Monday, April 7, 2014

Kiddush with Grace

Joshua Berman from Mosaic for Times of Israel

This was an academic conference like no other.

Kiddush with GraceBarely an hour after landing in Houston, following 19 hours of travel from Tel Aviv, I found myself sitting in the courtside front row of Toyota Center, home to the NBA Houston Rockets. The fourteen biblicists, archaeologists, and Egyptologists flown in were special guests at this January night’s game against the Oklahoma City Thunder. Three feet in distance and a foot in height were all that stood between me and scoring sensation Kevin Durant. It was a pinch-me, Willy Wonka moment. But it was hardly the last.

The next morning we arrived at the conference site, the well-kept 40 acre estate of a prominent Houston attorney. The eye is drawn to a magnificent Gothic library, housing over 100,000 volumes devoted to the Bible and religion. Adjacent is the attorney’s private chapel where the conference proceedings would be held: a full scale replica of a sixth century Greek Orthodox church, replete with masonry, vaults, two-foot thick walls, frescoes of biblical scenes, and pews for nearly 300 people.

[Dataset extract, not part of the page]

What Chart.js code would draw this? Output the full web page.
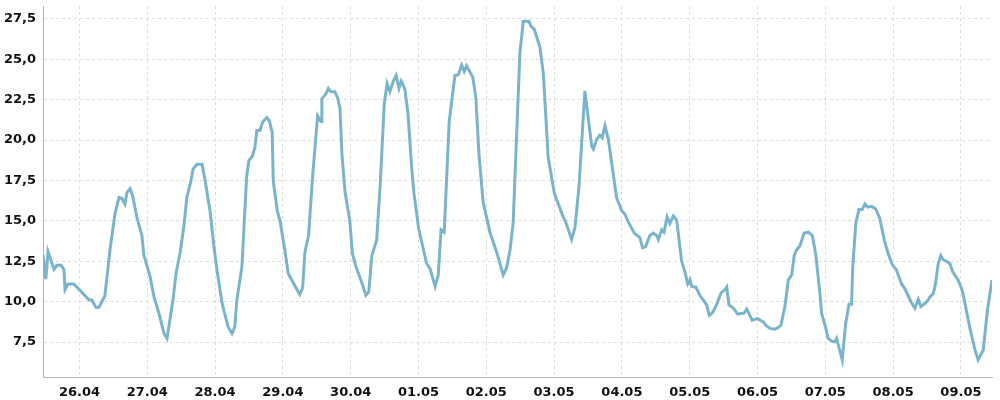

But between the two edifices you see narrow gauge train tracks, the type you see at the zoo, or at an amusement park. Walk a little further into the estate (we were encouraged to) and you come across a full size replica of a 1940′s retro-style station house. Dummies in period dress wait for the train. And then there’s the train: Thomas the Tank engine, hooked to cars for forty passengers. A certain whiff redirects your attention to the llama corral, and the enormous lemur enclosure. Where am I? The NBA? Oxford? Byzantium? Neverland?